Jeremy Thurgood has proposed merging lp:~jerith/graphite/storage-aggregation into lp:graphite.

Requested reviews:
  graphite-dev (graphite-dev)
Related bugs:
  Bug #853955 in Graphite: "Whisper aggregation method cannot be specified in storage schema"
  https://bugs.launchpad.net/graphite/+bug/853955

For more details, see:
https://code.launchpad.net/~jerith/graphite/storage-aggregation/+merge/76355

This branch adds an optional storage-aggregation.conf to specify whisper retention aggregation parameters based on metric names.
-- 
https://code.launchpad.net/~jerith/graphite/storage-aggregation/+merge/76355
Your team graphite-dev is requested to review the proposed merge of lp:~jerith/graphite/storage-aggregation into lp:graphite.
=== modified file 'carbon/lib/carbon/storage.py'
--- carbon/lib/carbon/storage.py	2011-09-11 06:43:44 +0000
+++ carbon/lib/carbon/storage.py	2011-09-21 08:56:30 +0000
@@ -26,6 +26,7 @@
 
 
 STORAGE_SCHEMAS_CONFIG = join(settings.CONF_DIR, 'storage-schemas.conf')
+STORAGE_AGGREGATION_CONFIG = join(settings.CONF_DIR, 'storage-aggregation.conf')
 STORAGE_LISTS_DIR = join(settings.CONF_DIR, 'lists')
 
 def getFilesystemPath(metric):
@@ -146,5 +147,52 @@
   schemaList.append(defaultSchema)
   return schemaList
 
+
+def loadAggregationSchemas():
+  # NOTE: This abuses the Schema classes above, and should probably be refactored.
+  schemaList = []
+  config = OrderedConfigParser()
+
+  try:
+    config.read(STORAGE_AGGREGATION_CONFIG)
+  except IOError:
+    log.msg("%s not found, ignoring." % STORAGE_AGGREGATION_CONFIG)
+
+  for section in config.sections():
+    options = dict( config.items(section) )
+    matchAll = options.get('match-all')
+    pattern = options.get('pattern')
+    listName = options.get('list')
+
+    xFilesFactor = options.get('xfilesfactor')
+    aggregationMethod = options.get('aggregationmethod')
+
+    try:
+      if xFilesFactor is not None:
+        xFilesFactor = float(xFilesFactor)
+        assert 0 <= xFilesFactor <= 1
+      if aggregationMethod is not None:
+        assert aggregationMethod in whisper.aggregationMethods
+    except:
+      log.msg("Invalid schemas found in %s." % section )
+      continue
+
+    archives = (xFilesFactor, aggregationMethod)
+
+    if matchAll:
+      mySchema = DefaultSchema(section, archives)
+
+    elif pattern:
+      mySchema = PatternSchema(section, pattern, archives)
+
+    elif listName:
+      mySchema = ListSchema(section, listName, archives)
+
+    schemaList.append(mySchema)
+
+  schemaList.append(defaultAggregation)
+  return schemaList
+
 defaultArchive = Archive(60, 60 * 24 * 7) #default retention for unclassified data (7 days of minutely data)
 defaultSchema = DefaultSchema('default', [defaultArchive])
+defaultAggregation = DefaultSchema('default', (None, None))
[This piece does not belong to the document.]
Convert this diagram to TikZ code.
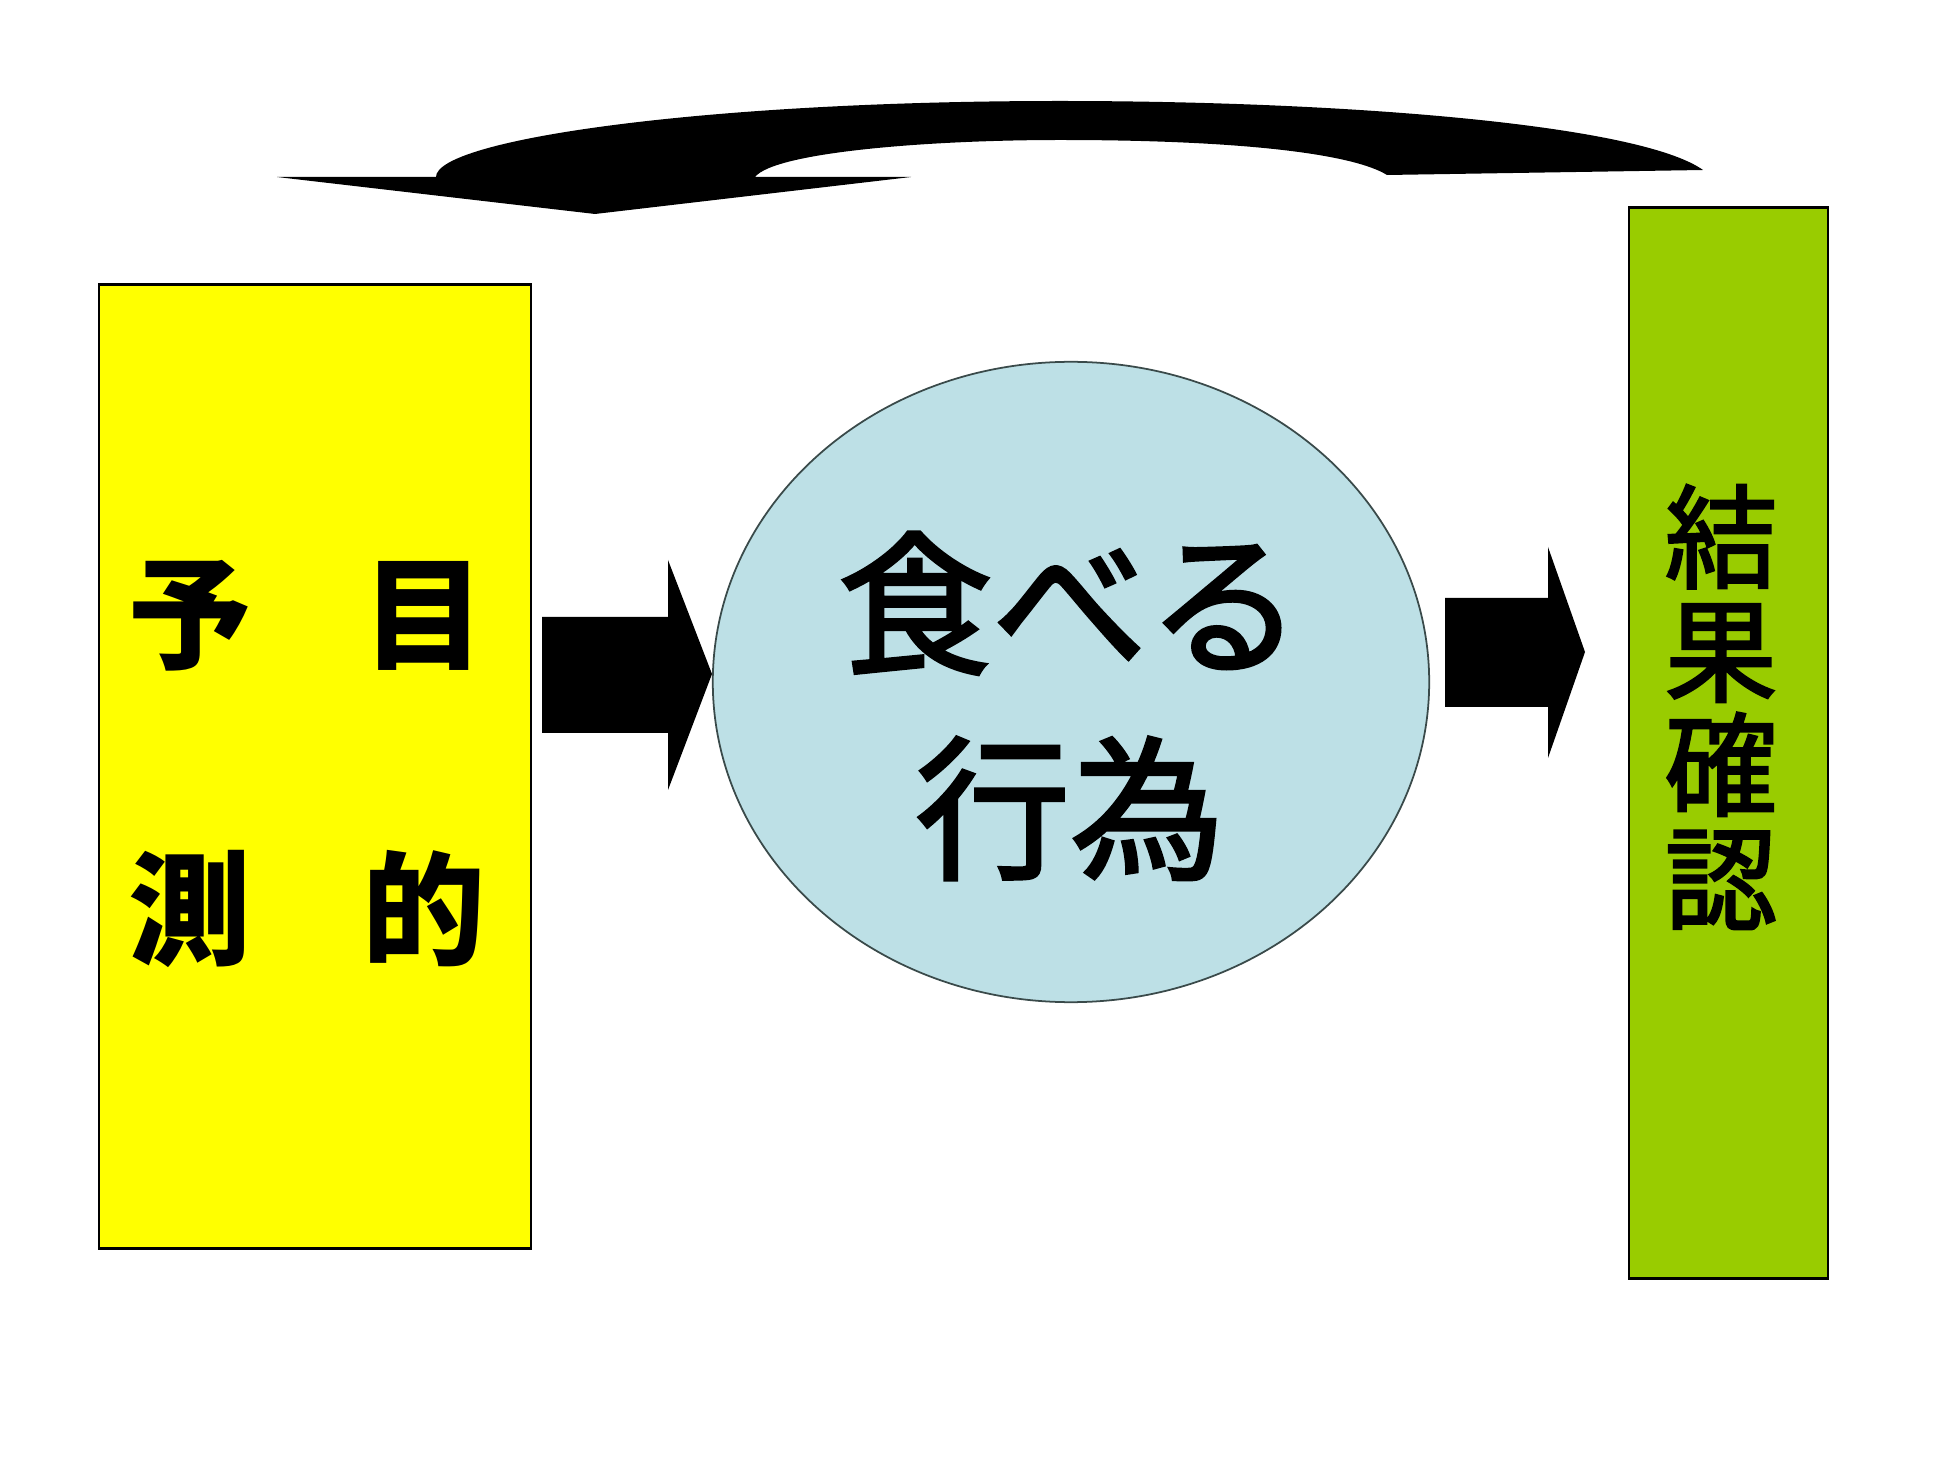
\documentclass[tikz,border=0pt]{standalone}
\usepackage{fontspec}
\newfontfamily\jp{Noto Sans CJK JP}
\newfontfamily\jpm[FakeBold=2.2]{Noto Sans CJK JP}
\usetikzlibrary{shapes.geometric}
\definecolor{boxyellow}{HTML}{FFFF00}
\definecolor{boxgreen}{HTML}{99CC00}
\definecolor{ellblue}{HTML}{BDE0E6}
\definecolor{ellline}{HTML}{3A4A4A}
\begin{document}
\begin{tikzpicture}[x=0.01cm,y=-0.01cm,
  box/.style={draw=black, line width=0.7pt, inner sep=0pt},
  blockarrow/.style={fill=black, draw=none},
  jtext/.style={inner sep=0pt, align=center, text=black}]
\useasboundingbox[fill=white] (0,0) rectangle (1944,1458);
% boxes
\node[box, fill=boxyellow, minimum width=4.32cm, minimum height=9.63cm] (yb) at (315,766.5) {};
\node[box, fill=boxgreen, minimum width=1.99cm, minimum height=10.70cm] (gb) at (1728.5,743) {};
\node[ellipse, draw=ellline, line width=0.5pt, fill=ellblue, minimum width=7.16cm, minimum height=6.40cm, inner sep=0pt] (el) at (1071,682) {};
% texts
\node[jtext, font={\jp\bfseries\fontsize{35}{84}\selectfont}] (tr) at (424,764) {目\\的};
\node[jtext, font={\jp\bfseries\fontsize{35}{84}\selectfont}] (tl) at (190,764) {予\\測};
\node[jtext, font={\jpm\fontsize{44}{58.3}\selectfont}] (te) at (1070,706) {食べる\\行為};
\node[jtext, font={\jpm\fontsize{32}{32.4}\selectfont}] (tg) at (1721,707) {結\\果\\確\\認};
% block arrows
\fill[blockarrow] (542,617) -- (668,617) -- (668,560) -- (712,674) -- (668,790) -- (668,733) -- (542,733) -- cycle;
\fill[blockarrow] (1445,598) -- (1548,598) -- (1548,547) -- (1585,652) -- (1548,758) -- (1548,707) -- (1445,707) -- cycle;
% curved return arrow
\fill[blockarrow] (277,177) -- (436,177)
  .. controls (436,140) and (700,101) .. (1060,101)
  .. controls (1350,101) and (1640,125) .. (1703,170)
  -- (1387,175)
  .. controls (1355,155) and (1250,140) .. (1060,140)
  .. controls (930,140) and (775,152) .. (755,177)
  -- (911,177) -- (595,214) -- cycle;
\end{tikzpicture}
\end{document}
=== modified file 'carbon/lib/carbon/writer.py'
--- carbon/lib/carbon/writer.py	2011-09-18 09:55:35 +0000
+++ carbon/lib/carbon/writer.py	2011-09-21 08:56:30 +0000
@@ -26,7 +26,7 @@
 import whisper
 
 from carbon.cache import MetricCache
-from carbon.storage import getFilesystemPath, loadStorageSchemas
+from carbon.storage import getFilesystemPath, loadStorageSchemas, loadAggregationSchemas
 from carbon.conf import settings
 from carbon import log, events, instrumentation
 
@@ -38,6 +38,7 @@
 lastCreateInterval = 0
 createCount = 0
 schemas = loadStorageSchemas()
+agg_schemas = loadAggregationSchemas()
 CACHE_SIZE_LOW_WATERMARK = settings.MAX_CACHE_SIZE * 0.95
 
 
@@ -98,6 +99,7 @@
 
       if not dbFileExists:
         archiveConfig = None
+        xFilesFactor, aggregationMethod = None, None
 
         for schema in schemas:
           if schema.matches(metric):
@@ -105,6 +107,12 @@
             archiveConfig = [archive.getTuple() for archive in schema.archives]
             break
 
+        for schema in agg_schemas:
+          if schema.matches(metric):
+            log.creates('new metric %s matched aggregation schema %s' % (metric, schema.name))
+            xFilesFactor, aggregationMethod = schema.archives
+            break
+
         if not archiveConfig:
           raise Exception("No storage schema matched the metric '%s', check your storage-schemas.conf file." % metric)
 
@@ -112,7 +120,8 @@
         os.system("mkdir -p -m 755 '%s'" % dbDir)
 
         log.creates("creating database file %s" % dbFilePath)
-        whisper.create(dbFilePath, archiveConfig)
+        log.creates("  %s, %s, %s" % (archiveConfig, xFilesFactor, aggregationMethod))
+        whisper.create(dbFilePath, archiveConfig, xFilesFactor, aggregationMethod)
         os.chmod(dbFilePath, 0755)
         instrumentation.increment('creates')
 

=== modified file 'docs/config-carbon.rst'
--- docs/config-carbon.rst	2011-09-08 11:37:13 +0000
+++ docs/config-carbon.rst	2011-09-21 08:56:30 +0000
@@ -49,7 +49,7 @@
 
 The pattern matches server names that start with 'www', followed by anything, that end in '.workers.busyWorkers'.  This way not all metrics associated with your webservers need this type of retention.  
 
-As you can see there are multiple retentions.  Each is used in the order that it is provided.  As a general rule, they should be in most-precise:shortest-length to least-precise:longest-time.  Retentions are merely a way to save you disk space and decrease I/O for graphs that span a long period of time. When data moves from a higher precision to a lower precision, it is **averaged**.  This way, you can still find the **total** for a particular time period if you know the original precision.  
+As you can see there are multiple retentions.  Each is used in the order that it is provided.  As a general rule, they should be in most-precise:shortest-length to least-precise:longest-time.  Retentions are merely a way to save you disk space and decrease I/O for graphs that span a long period of time. By default, when data moves from a higher precision to a lower precision, it is **averaged**.  This way, you can still find the **total** for a particular time period if you know the original precision.  (To change the aggregation method, see the next section.)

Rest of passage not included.